Opening song Runbarefootholler sets the tone. Finger picking guitar, strong melody and vocal harmonies. All this is underpinned by restrained cello work. It already sounds like the kind of thing you might hear placed with a product between shows on the TV. The Good You Do is even stronger. The subject matter is his sister and it is a very affecting track, slightly melancholic in feel. Shadow Pound again pulls at the strings aided by simple tinkling sounds, the vocals ever so slightly harsher. “What say we lie down, watching my shadow pound.”

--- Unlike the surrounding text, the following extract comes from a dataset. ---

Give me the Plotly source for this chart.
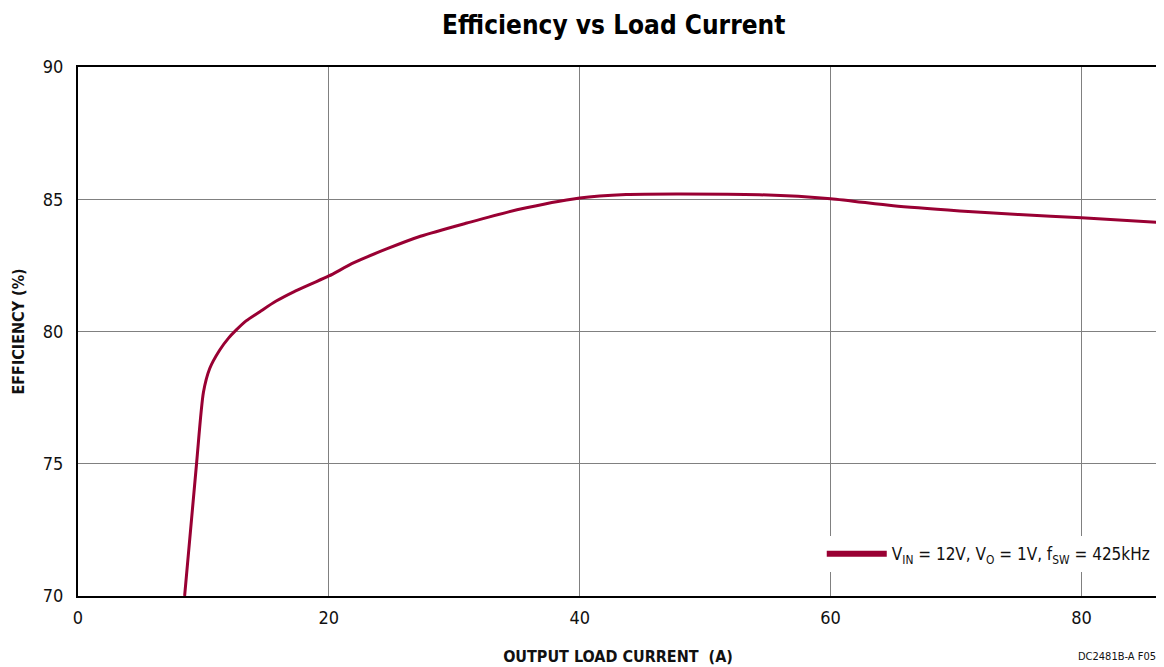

Only Be Lying has a flamenco guitar flavour to it. Whilst the vocals on this track are not exactly buried in the mix I am not sure they quite marry as they should or could. This Ain’t Love takes us down again and the vocals and melody remind me a little of Noel Gallagher and this is not a criticism. Falling Rain is a weak spot on the album. He Robber retells the tale of Greg being robbed on his travels from a slightly different perspective i.e. who that man is or may be? “He shares nothing but pain”. The cello is a little more strident on this track and basic percussion keeps it moving along.

Bright Light lets itself down with too many poor rhymes. A Frayed Man is again based around steady finger picked guitar. This works well as it conjures up travel to the listener. Again this track is about his sister and perhaps indicates that the most heartfelt songs in this collection work best. The final track is simply Instrumental and suffices as an album closer. This may have been better as an album opener.

If I was to be critical I would say that the album weakens as it goes along and can be a bit samey. On the other hand there is no doubt there are some very strong songs here and I could easily imagine say The Good You Do going over very well with a 6 Music audience. The biog claims it is far removed from current folk trends but perhaps these are the trends it ought to align itself to.